* _Your objective_: The records below must be transcribed exactly. Do not include the pictures.

Rows from a dataset of charts and code:
>> START

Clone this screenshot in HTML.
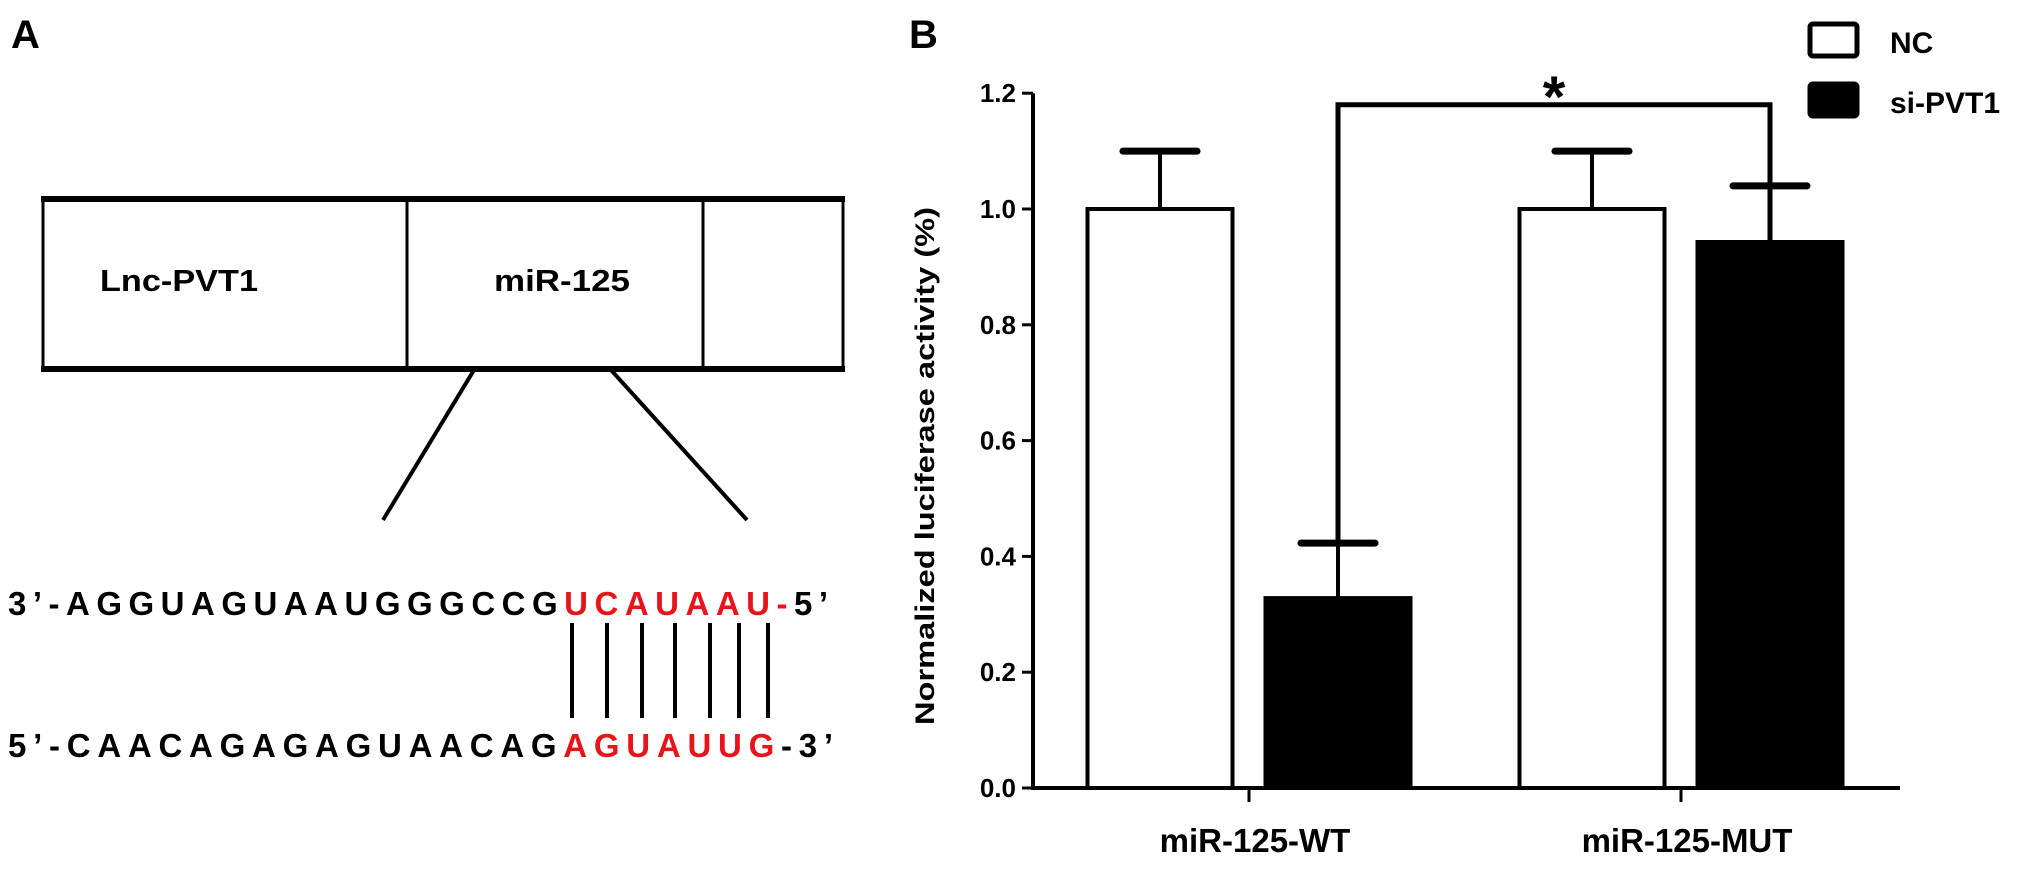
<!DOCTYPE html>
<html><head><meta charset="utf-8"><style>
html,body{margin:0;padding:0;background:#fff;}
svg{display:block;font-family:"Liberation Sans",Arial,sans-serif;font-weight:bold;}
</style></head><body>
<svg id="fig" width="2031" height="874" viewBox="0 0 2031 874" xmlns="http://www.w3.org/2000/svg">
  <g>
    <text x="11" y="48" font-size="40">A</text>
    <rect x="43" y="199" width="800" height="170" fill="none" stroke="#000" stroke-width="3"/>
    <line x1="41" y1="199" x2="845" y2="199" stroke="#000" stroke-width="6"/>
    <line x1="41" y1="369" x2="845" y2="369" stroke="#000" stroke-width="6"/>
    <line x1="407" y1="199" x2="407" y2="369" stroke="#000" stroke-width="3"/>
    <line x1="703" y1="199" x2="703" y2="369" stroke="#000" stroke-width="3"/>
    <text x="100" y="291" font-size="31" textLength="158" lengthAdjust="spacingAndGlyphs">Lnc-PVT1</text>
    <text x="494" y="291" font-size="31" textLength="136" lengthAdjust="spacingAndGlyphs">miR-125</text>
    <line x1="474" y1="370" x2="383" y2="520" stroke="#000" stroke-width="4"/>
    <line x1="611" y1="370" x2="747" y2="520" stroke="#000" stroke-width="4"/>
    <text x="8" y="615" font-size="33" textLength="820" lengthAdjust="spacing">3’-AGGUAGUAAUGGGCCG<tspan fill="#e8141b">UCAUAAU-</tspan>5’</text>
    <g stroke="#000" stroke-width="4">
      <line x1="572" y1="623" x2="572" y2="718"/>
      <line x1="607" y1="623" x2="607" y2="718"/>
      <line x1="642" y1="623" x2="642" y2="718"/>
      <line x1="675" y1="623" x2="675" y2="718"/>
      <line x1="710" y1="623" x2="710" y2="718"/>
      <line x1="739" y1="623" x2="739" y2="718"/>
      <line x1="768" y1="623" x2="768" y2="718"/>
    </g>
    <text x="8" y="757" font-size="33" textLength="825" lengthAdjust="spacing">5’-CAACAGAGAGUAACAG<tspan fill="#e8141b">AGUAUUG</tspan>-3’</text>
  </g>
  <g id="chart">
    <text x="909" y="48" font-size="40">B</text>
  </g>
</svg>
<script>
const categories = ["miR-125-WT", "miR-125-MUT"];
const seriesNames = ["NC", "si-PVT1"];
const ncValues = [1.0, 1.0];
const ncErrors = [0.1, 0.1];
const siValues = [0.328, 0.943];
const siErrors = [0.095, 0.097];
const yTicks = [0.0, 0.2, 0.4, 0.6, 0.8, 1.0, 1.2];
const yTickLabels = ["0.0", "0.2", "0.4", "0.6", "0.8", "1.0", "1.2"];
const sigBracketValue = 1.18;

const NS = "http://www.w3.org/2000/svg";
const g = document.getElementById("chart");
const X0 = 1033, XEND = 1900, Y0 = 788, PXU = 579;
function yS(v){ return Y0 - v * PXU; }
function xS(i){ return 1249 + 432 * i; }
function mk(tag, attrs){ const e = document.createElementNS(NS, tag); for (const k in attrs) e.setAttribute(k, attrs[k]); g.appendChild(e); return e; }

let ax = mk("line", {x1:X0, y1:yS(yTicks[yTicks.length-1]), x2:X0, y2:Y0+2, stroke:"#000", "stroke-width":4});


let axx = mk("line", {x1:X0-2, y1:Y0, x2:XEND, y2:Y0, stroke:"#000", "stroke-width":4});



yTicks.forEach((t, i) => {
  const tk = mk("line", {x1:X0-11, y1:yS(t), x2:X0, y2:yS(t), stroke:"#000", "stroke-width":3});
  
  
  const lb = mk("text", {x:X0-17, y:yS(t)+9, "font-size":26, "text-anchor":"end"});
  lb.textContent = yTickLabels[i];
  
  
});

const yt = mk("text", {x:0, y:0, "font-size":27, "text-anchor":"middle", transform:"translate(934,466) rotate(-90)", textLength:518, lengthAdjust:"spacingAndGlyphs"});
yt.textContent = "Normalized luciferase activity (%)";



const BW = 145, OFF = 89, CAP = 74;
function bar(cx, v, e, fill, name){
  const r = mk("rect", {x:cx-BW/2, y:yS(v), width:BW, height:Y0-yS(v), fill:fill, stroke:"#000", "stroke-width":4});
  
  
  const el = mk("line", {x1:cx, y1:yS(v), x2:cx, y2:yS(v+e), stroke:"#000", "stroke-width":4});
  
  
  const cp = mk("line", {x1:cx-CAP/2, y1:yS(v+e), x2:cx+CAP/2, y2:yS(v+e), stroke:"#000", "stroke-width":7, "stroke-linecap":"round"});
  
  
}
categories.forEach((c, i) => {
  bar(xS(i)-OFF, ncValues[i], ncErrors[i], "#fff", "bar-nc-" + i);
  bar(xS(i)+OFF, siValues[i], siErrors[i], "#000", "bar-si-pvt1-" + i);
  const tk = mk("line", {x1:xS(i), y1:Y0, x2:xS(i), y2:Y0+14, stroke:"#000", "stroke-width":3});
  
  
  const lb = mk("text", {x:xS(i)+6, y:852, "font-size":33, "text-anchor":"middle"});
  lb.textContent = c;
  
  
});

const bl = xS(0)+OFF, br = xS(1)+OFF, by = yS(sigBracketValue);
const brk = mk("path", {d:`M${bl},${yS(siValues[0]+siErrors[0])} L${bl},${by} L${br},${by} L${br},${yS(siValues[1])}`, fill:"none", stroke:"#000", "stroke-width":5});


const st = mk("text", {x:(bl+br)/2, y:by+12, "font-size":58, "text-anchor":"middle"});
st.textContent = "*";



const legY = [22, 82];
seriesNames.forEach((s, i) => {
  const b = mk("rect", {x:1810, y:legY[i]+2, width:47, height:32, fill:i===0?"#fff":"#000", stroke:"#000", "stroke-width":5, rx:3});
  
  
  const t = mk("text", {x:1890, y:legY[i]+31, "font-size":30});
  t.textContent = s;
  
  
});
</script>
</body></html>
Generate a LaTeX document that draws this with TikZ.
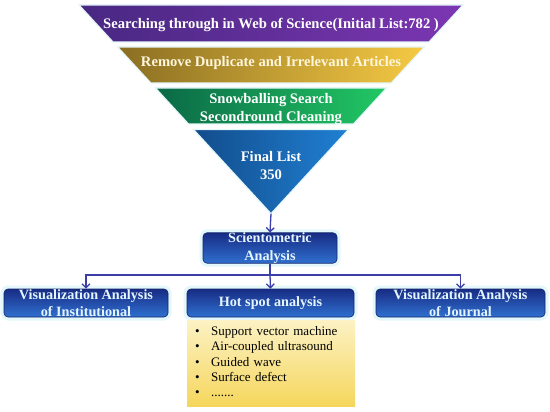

>> END

* _Problem solution_:
Clone this screenshot in HTML.
<!DOCTYPE html>
<html><head><meta charset="utf-8"><style>
html,body{margin:0;padding:0;background:#fff;}
svg{display:block;font-family:"Liberation Sans",Arial,sans-serif;font-weight:bold;}
</style></head><body>
<svg id="fig" width="2031" height="874" viewBox="0 0 2031 874" xmlns="http://www.w3.org/2000/svg">
  <g>
    <text x="11" y="48" font-size="40">A</text>
    <rect x="43" y="199" width="800" height="170" fill="none" stroke="#000" stroke-width="3"/>
    <line x1="41" y1="199" x2="845" y2="199" stroke="#000" stroke-width="6"/>
    <line x1="41" y1="369" x2="845" y2="369" stroke="#000" stroke-width="6"/>
    <line x1="407" y1="199" x2="407" y2="369" stroke="#000" stroke-width="3"/>
    <line x1="703" y1="199" x2="703" y2="369" stroke="#000" stroke-width="3"/>
    <text x="100" y="291" font-size="31" textLength="158" lengthAdjust="spacingAndGlyphs">Lnc-PVT1</text>
    <text x="494" y="291" font-size="31" textLength="136" lengthAdjust="spacingAndGlyphs">miR-125</text>
    <line x1="474" y1="370" x2="383" y2="520" stroke="#000" stroke-width="4"/>
    <line x1="611" y1="370" x2="747" y2="520" stroke="#000" stroke-width="4"/>
    <text x="8" y="615" font-size="33" textLength="820" lengthAdjust="spacing">3’-AGGUAGUAAUGGGCCG<tspan fill="#e8141b">UCAUAAU-</tspan>5’</text>
    <g stroke="#000" stroke-width="4">
      <line x1="572" y1="623" x2="572" y2="718"/>
      <line x1="607" y1="623" x2="607" y2="718"/>
      <line x1="642" y1="623" x2="642" y2="718"/>
      <line x1="675" y1="623" x2="675" y2="718"/>
      <line x1="710" y1="623" x2="710" y2="718"/>
      <line x1="739" y1="623" x2="739" y2="718"/>
      <line x1="768" y1="623" x2="768" y2="718"/>
    </g>
    <text x="8" y="757" font-size="33" textLength="825" lengthAdjust="spacing">5’-CAACAGAGAGUAACAG<tspan fill="#e8141b">AGUAUUG</tspan>-3’</text>
  </g>
  <g id="chart">
    <text x="909" y="48" font-size="40">B</text>
  </g>
</svg>
<script>
const categories = ["miR-125-WT", "miR-125-MUT"];
const seriesNames = ["NC", "si-PVT1"];
const ncValues = [1.0, 1.0];
const ncErrors = [0.1, 0.1];
const siValues = [0.328, 0.943];
const siErrors = [0.095, 0.097];
const yTicks = [0.0, 0.2, 0.4, 0.6, 0.8, 1.0, 1.2];
const yTickLabels = ["0.0", "0.2", "0.4", "0.6", "0.8", "1.0", "1.2"];
const sigBracketValue = 1.18;

const NS = "http://www.w3.org/2000/svg";
const g = document.getElementById("chart");
const X0 = 1033, XEND = 1900, Y0 = 788, PXU = 579;
function yS(v){ return Y0 - v * PXU; }
function xS(i){ return 1249 + 432 * i; }
function mk(tag, attrs){ const e = document.createElementNS(NS, tag); for (const k in attrs) e.setAttribute(k, attrs[k]); g.appendChild(e); return e; }

let ax = mk("line", {x1:X0, y1:yS(yTicks[yTicks.length-1]), x2:X0, y2:Y0+2, stroke:"#000", "stroke-width":4});


let axx = mk("line", {x1:X0-2, y1:Y0, x2:XEND, y2:Y0, stroke:"#000", "stroke-width":4});



yTicks.forEach((t, i) => {
  const tk = mk("line", {x1:X0-11, y1:yS(t), x2:X0, y2:yS(t), stroke:"#000", "stroke-width":3});
  
  
  const lb = mk("text", {x:X0-17, y:yS(t)+9, "font-size":26, "text-anchor":"end"});
  lb.textContent = yTickLabels[i];
  
  
});

const yt = mk("text", {x:0, y:0, "font-size":27, "text-anchor":"middle", transform:"translate(934,466) rotate(-90)", textLength:518, lengthAdjust:"spacingAndGlyphs"});
yt.textContent = "Normalized luciferase activity (%)";



const BW = 145, OFF = 89, CAP = 74;
function bar(cx, v, e, fill, name){
  const r = mk("rect", {x:cx-BW/2, y:yS(v), width:BW, height:Y0-yS(v), fill:fill, stroke:"#000", "stroke-width":4});
  
  
  const el = mk("line", {x1:cx, y1:yS(v), x2:cx, y2:yS(v+e), stroke:"#000", "stroke-width":4});
  
  
  const cp = mk("line", {x1:cx-CAP/2, y1:yS(v+e), x2:cx+CAP/2, y2:yS(v+e), stroke:"#000", "stroke-width":7, "stroke-linecap":"round"});
  
  
}
categories.forEach((c, i) => {
  bar(xS(i)-OFF, ncValues[i], ncErrors[i], "#fff", "bar-nc-" + i);
  bar(xS(i)+OFF, siValues[i], siErrors[i], "#000", "bar-si-pvt1-" + i);
  const tk = mk("line", {x1:xS(i), y1:Y0, x2:xS(i), y2:Y0+14, stroke:"#000", "stroke-width":3});
  
  
  const lb = mk("text", {x:xS(i)+6, y:852, "font-size":33, "text-anchor":"middle"});
  lb.textContent = c;
  
  
});

const bl = xS(0)+OFF, br = xS(1)+OFF, by = yS(sigBracketValue);
const brk = mk("path", {d:`M${bl},${yS(siValues[0]+siErrors[0])} L${bl},${by} L${br},${by} L${br},${yS(siValues[1])}`, fill:"none", stroke:"#000", "stroke-width":5});


const st = mk("text", {x:(bl+br)/2, y:by+12, "font-size":58, "text-anchor":"middle"});
st.textContent = "*";



const legY = [22, 82];
seriesNames.forEach((s, i) => {
  const b = mk("rect", {x:1810, y:legY[i]+2, width:47, height:32, fill:i===0?"#fff":"#000", stroke:"#000", "stroke-width":5, rx:3});
  
  
  const t = mk("text", {x:1890, y:legY[i]+31, "font-size":30});
  t.textContent = s;
  
  
});
</script>
</body></html>
Generate a LaTeX document that draws this with TikZ.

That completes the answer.